The New Digital Economy Requires New Ways of Working

by | Aug 11, 2016

Take a close look at the structural differences between startups—and just about everyone else. Startups, which rely upon being quicker and more innovative than legacy organizations, have flatter hierarchies, more cross-team collaboration, rely heavily on customer feedback, and iteratively create value for their customers. Successful startups are forged in the new dynamism of the digital economy, their new ways of working should be a model for everyone else.

What the digital economy demands above all else is agility. For the past twenty years and likely for the next twenty years, the path of technology and business has been and will be unpredictable. It is very hard to forecast how new technologies will affect customer behavior, strategy, security, etc. Every company and organization must begin to transition into a more adaptive and agile version of itself, restructuring into an organization that thrives on continuous change. This is the real lesson of startups, they have designed themselves to be well suited to handle constant disruption.

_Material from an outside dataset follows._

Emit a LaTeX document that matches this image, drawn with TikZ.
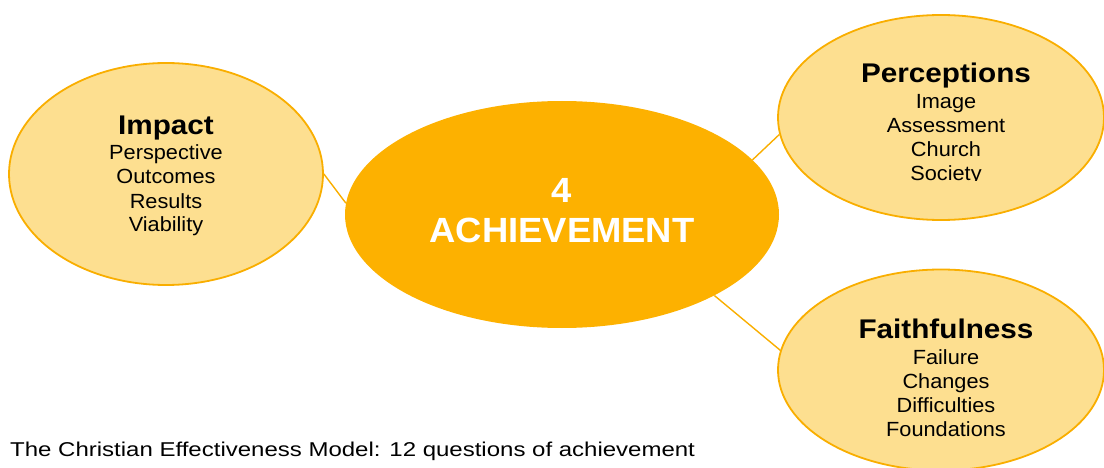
\documentclass[tikz,border=0pt]{standalone}
\usepackage{fontspec}
\setmainfont{Liberation Sans}
\newfontfamily\capfnt[FakeStretch=1.2]{Liberation Sans}
\newfontfamily\headfnt[FakeStretch=1.1]{Liberation Sans}
\newfontfamily\itemfnt[FakeStretch=1.06]{Liberation Sans}
\newfontfamily\bigfnt[FakeStretch=1.04]{Liberation Sans}
\usetikzlibrary{shapes.geometric}
\definecolor{mainfill}{HTML}{FDB100}
\definecolor{lightfill}{HTML}{FDDF90}
\definecolor{rim}{HTML}{F9AE00}
\tikzset{
  mainell/.style={ellipse, fill=mainfill, draw=none, inner sep=0pt},
  subell/.style={ellipse, fill=lightfill, draw=rim, line width=1.8pt, inner sep=0pt},
  link/.style={draw=rim, line width=1.4pt},
  head/.style={anchor=base, font=\headfnt\fontsize{27}{30}\selectfont\bfseries, inner sep=0pt},
  item/.style={anchor=base, font=\itemfnt\fontsize{20.5}{24}\selectfont, inner sep=0pt},
  big/.style={anchor=base, font=\bigfnt\fontsize{35}{40}\selectfont\bfseries, text=white, inner sep=0pt},
  captext/.style={anchor=base west, font=\capfnt\fontsize{20}{24}\selectfont, inner sep=0pt}
}
\begin{document}
\begin{tikzpicture}[x=1pt, y=-1pt]
\useasboundingbox (0,0) rectangle (1104,468);
% ellipses
\node[mainell, minimum width=434pt, minimum height=227pt] (main) at (562,214.5) {};
\node[subell, minimum width=314pt, minimum height=222pt] (impact) at (166,174) {};
\node[subell, minimum width=326pt, minimum height=205pt] (perc) at (941,117.5) {};
\node[subell, minimum width=326pt, minimum height=201pt] (faith) at (941,370) {};
% connectors
\draw[link] (impact.0) -- (main.177.5);
\draw[link] (perc.186.5) -- (main.16.3);
\draw[link] (faith.173.7) -- (main.-28.6);
% centre text
\node[big] (n4) at (562,203) {4};
\node[big] (ach) at (562,243) {ACHIEVEMENT};
% impact
\node[head] (h1) at (166,135) {Impact};
\node[item] (i11) at (166,160) {Perspective};
\node[item] (i12) at (166,184) {Outcomes};
\node[item] (i13) at (166,208) {Results};
\node[item] (i14) at (166,232) {Viability};
% perceptions
\node[head] (h2) at (946,83) {Perceptions};
\node[item] (i21) at (946,109) {Image};
\node[item] (i22) at (946,133) {Assessment};
\node[item] (i23) at (946,157) {Church};
\begin{scope}
\clip (778,160) rectangle (1104,180.5);
\node[item] (i24) at (946,181) {Society};
\end{scope}
% faithfulness
\node[head] (h3) at (946,338) {Faithfulness};
\node[item] (i31) at (946,364) {Failure};
\node[item] (i32) at (946,388) {Changes};
\node[item] (i33) at (946,412) {Difficulties};
\node[item] (i34) at (946,436) {Foundations};
% caption
\node[captext] (caption) at (10,456) {The Christian Effectiveness Model: 12 questions of achievement};
\end{tikzpicture}
\end{document}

So, what does this mean in practical terms? What have startups done that every organization should start to mirror? The leveling of hierarchies and the promotion of cross-team collaboration is a great first step. Digital innovation and vision relies upon creative abrasion developed in environments with contrasting skills and styles of thinking. Innovation is neither individualistic nor hierarchical. Another essential step is using

customer centricity as your north star

. That is to say, strategy and innovation must be geared around real and evolving customer needs. Every organization should have a system of consistent customer feedback helping to guide product development, strategy, marketing, etc. Staying close to your customers is the best way to innovate and seize upon growth opportunities.

Project management, the means by which things actually get done, is also a major issue in digital business. The waterfall-style, multi-year initiatives of yesterday are often doomed to fail in today’s digital economy; their goals have much less value after two to three years of marketplace shift. The digital economy has made

time to value

an essential metric in project management. Born from software development,

Agile project management techniques

are the solution. The techniques offer iterative value add, constant diffusion of information up and down corporate hierarchies, and the ability to consistently adjust the end goal of projects based upon new or acquired information. It’s a technique born from digital innovation and therefore better suited for the digital economy.

All and all, many companies and organizations face a tough challenge to transform themselves into robust digital competitors. Many successful startups have evolutionary and structural advantages, so it is easy to see why they are transforming the global economy. Every organization should be learning from the new ways in which startups structure themselves. Survival in the digital economy relies upon it.